Agitation

I woke up this morning feeling like a troll. I haven’t been showering. I spent much of yesterday intentionally absorbed in other worlds and times. No yoga means my lazy posture is back. And I had onions on my sandwich yesterday.

My sleep pattern is tricky again. Rather, I find it difficult to let go of the day when a responsible bedtime rolls around. So I don’t, despite knowing that if I am not asleep before midnight, the next day will be lost. Somehow, I convince myself that it’s okay not to fall asleep just yet, even as I lament my lack of productivity that day and make (over)ambitious plans for tomorrow.

It is difficult to make healthy decisions. But being aware of this does not mean I make better decisions. I am just aware of how weak I am as I am arguing myself out of practicing yoga, or eating half a bag of corn chips before dinner. Self- control is eroding.

Somehow, I am even more socially inept than usual. (How is that possible?!) Or maybe it’s just increased paranoia that makes any interaction more fraught. I couldn’t even finish cognitive function testing last week without becoming combative with the test administrator. I have been ordering our groceries for my partner to pick up because I cannot manage my head in a crowd for the time it takes to select my groceries.

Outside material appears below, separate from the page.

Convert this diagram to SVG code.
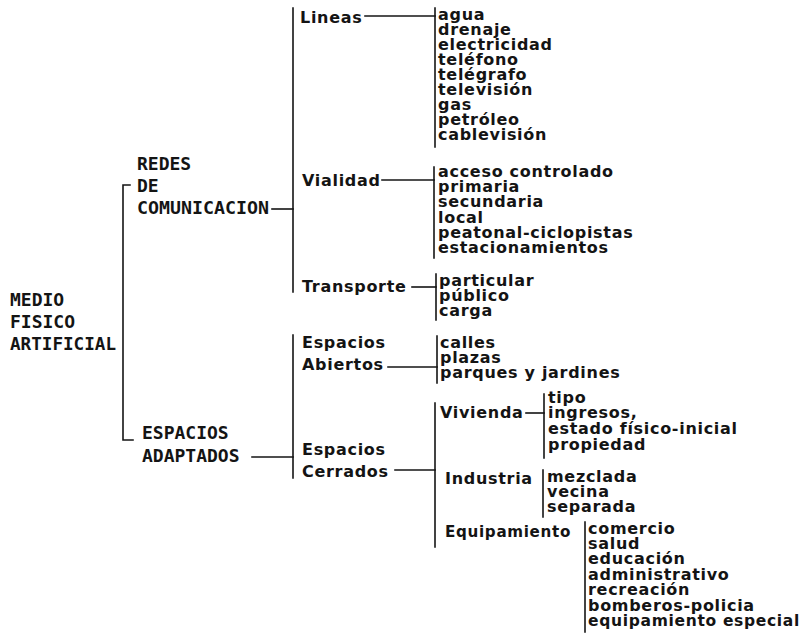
<svg xmlns="http://www.w3.org/2000/svg" width="807" height="633" viewBox="0 0 807 633">
  <style>
    .cap { font-family: "DejaVu Sans Mono", "Liberation Mono", monospace; font-weight: bold; font-size: 18px; fill: #141414; }
    .lbl { font-family: "DejaVu Sans", "Liberation Sans", sans-serif; font-weight: bold; font-size: 16px; letter-spacing: 0.7px; fill: #141414; }
    .ln { stroke: #141414; stroke-width: 1.6; fill: none; stroke-linecap: square; }
  </style>
  <rect width="807" height="633" fill="#ffffff"/>

  <!-- connectors: brackets and dashes -->
  <g id="connectors" class="ln">
    <!-- root bracket -->
    <path d="M130,185 H123 V440 H133"/>
    <!-- REDES DE COMUNICACION -> upper bracket -->
    <path d="M272,209 H293"/>
    <path d="M293,8 V292"/>
    <!-- ESPACIOS ADAPTADOS -> lower bracket -->
    <path d="M252,457 H293"/>
    <path d="M293,335 V478"/>
    <!-- Lineas -->
    <path d="M365,16 H435"/>
    <path d="M435,8 V147"/>
    <!-- Vialidad -->
    <path d="M382,180 H434"/>
    <path d="M434,167 V258"/>
    <!-- Transporte -->
    <path d="M412,287 H436"/>
    <path d="M436,274 V320"/>
    <!-- Espacios Abiertos -->
    <path d="M388,367 H437"/>
    <path d="M437,336 V383"/>
    <!-- Espacios Cerrados -> sub bracket -->
    <path d="M395,470 H435"/>
    <path d="M435,403 V547"/>
    <!-- Vivienda -->
    <path d="M526,413 H544"/>
    <path d="M544,394 V458"/>
    <!-- Industria -->
    <path d="M543,470 V517"/>
    <!-- Equipamiento -->
    <path d="M585,522 V632"/>
  </g>

  <g id="medio-fisico-artificial">
    <text class="cap" x="10" y="306">MEDIO</text>
    <text class="cap" x="10" y="328">FISICO</text>
    <text class="cap" x="10" y="350" textLength="106" lengthAdjust="spacingAndGlyphs">ARTIFICIAL</text>
  </g>

  <g id="redes-de-comunicacion">
    <text class="cap" x="137" y="170">REDES</text>
    <text class="cap" x="137" y="192">DE</text>
    <text class="cap" x="137" y="214" textLength="132" lengthAdjust="spacingAndGlyphs">COMUNICACION</text>
  </g>

  <g id="espacios-adaptados">
    <text class="cap" x="142" y="439">ESPACIOS</text>
    <text class="cap" x="142" y="462">ADAPTADOS</text>
  </g>

  <g id="lineas">
    <text class="lbl" x="300" y="23">Lineas</text>
  </g>
  <g id="lineas-items">
    <text class="lbl" x="438" y="20">agua</text>
    <text class="lbl" x="438" y="35">drenaje</text>
    <text class="lbl" x="438" y="50">electricidad</text>
    <text class="lbl" x="438" y="65">teléfono</text>
    <text class="lbl" x="438" y="80">telégrafo</text>
    <text class="lbl" x="438" y="95">televisión</text>
    <text class="lbl" x="438" y="110">gas</text>
    <text class="lbl" x="438" y="125">petróleo</text>
    <text class="lbl" x="438" y="140">cablevisión</text>
  </g>

  <g id="vialidad">
    <text class="lbl" x="302" y="186">Vialidad</text>
  </g>
  <g id="vialidad-items">
    <text class="lbl" x="438" y="177">acceso controlado</text>
    <text class="lbl" x="438" y="192">primaria</text>
    <text class="lbl" x="438" y="207">secundaria</text>
    <text class="lbl" x="438" y="222.5">local</text>
    <text class="lbl" x="438" y="238">peatonal-ciclopistas</text>
    <text class="lbl" x="438" y="253">estacionamientos</text>
  </g>

  <g id="transporte">
    <text class="lbl" x="302" y="292">Transporte</text>
  </g>
  <g id="transporte-items">
    <text class="lbl" x="439" y="286">particular</text>
    <text class="lbl" x="439" y="301">público</text>
    <text class="lbl" x="439" y="316">carga</text>
  </g>

  <g id="espacios-abiertos">
    <text class="lbl" x="302" y="348">Espacios</text>
    <text class="lbl" x="302" y="370">Abiertos</text>
  </g>
  <g id="abiertos-items">
    <text class="lbl" x="440" y="348">calles</text>
    <text class="lbl" x="440" y="363">plazas</text>
    <text class="lbl" x="440" y="378">parques y jardines</text>
  </g>

  <g id="espacios-cerrados">
    <text class="lbl" x="302" y="455">Espacios</text>
    <text class="lbl" x="302" y="477">Cerrados</text>
  </g>

  <g id="vivienda">
    <text class="lbl" x="440" y="418">Vivienda</text>
  </g>
  <g id="vivienda-items">
    <text class="lbl" x="548" y="403">tipo</text>
    <text class="lbl" x="548" y="418">ingresos,</text>
    <text class="lbl" x="548" y="434">estado físico-inicial</text>
    <text class="lbl" x="548" y="450">propiedad</text>
  </g>

  <g id="industria">
    <text class="lbl" x="445" y="484">Industria</text>
  </g>
  <g id="industria-items">
    <text class="lbl" x="547" y="482">mezclada</text>
    <text class="lbl" x="547" y="497">vecina</text>
    <text class="lbl" x="547" y="512">separada</text>
  </g>

  <g id="equipamiento">
    <text class="lbl" x="445" y="537" textLength="126" lengthAdjust="spacingAndGlyphs">Equipamiento</text>
  </g>
  <g id="equipamiento-items">
    <text class="lbl" x="588" y="534">comercio</text>
    <text class="lbl" x="588" y="549">salud</text>
    <text class="lbl" x="588" y="564">educación</text>
    <text class="lbl" x="588" y="580">administrativo</text>
    <text class="lbl" x="588" y="595">recreación</text>
    <text class="lbl" x="588" y="611">bomberos-policia</text>
    <text class="lbl" x="588" y="626" textLength="212" lengthAdjust="spacingAndGlyphs">equipamiento especial</text>
  </g>
</svg>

I can’t place the origin of my descent into whatever state this is. The school-to-summer transition. Change in routine. Limited time to myself. Anniversary of my father’s death.

Or maybe my withdrawal from the world is a preemptive correction of the agitation and potential mania of summertime. When the temperature rises, my blood begins to boil. Historically, I would drink more wine and tequila. We do this, don’t we—us folks with bipolar—to suppress rising feelings of agitation. We think we’re putting out the flames but we are lighting a fire within that spawns uncontrollable rage. I no longer drink alcohol. But these days I wish I could. This, combined with my current tendency to make unhealthy decisions, is a scary headspace to be in.

It seems that only a month ago I felt differently about myself. I liked myself. Things made more sense. I had a purpose. I had ideas and plans, and I could even remember some of them. And now, this. And from where? Very likely it is just my natural cycle. And no medication is sufficient to disrupt this cycle, it seems. Though I do sense that there is a net just above rock bottom that wasn’t there before. Perhaps that will break this fall, though there is every possibility that I will simply get tangled in it.

Alone. This neuro-eccentricity can make us so alone. Of course it sets us apart, but in such a state as this, when even accessing ourselves is a struggle, we are incapable of connecting with others. And, as connection is central to mental health, it seems mental illness is inevitable.

After half a year of wellness, my neuro-eccentricity is revealing my limits to me once again. And I am hoping that my family and I can survive it this time.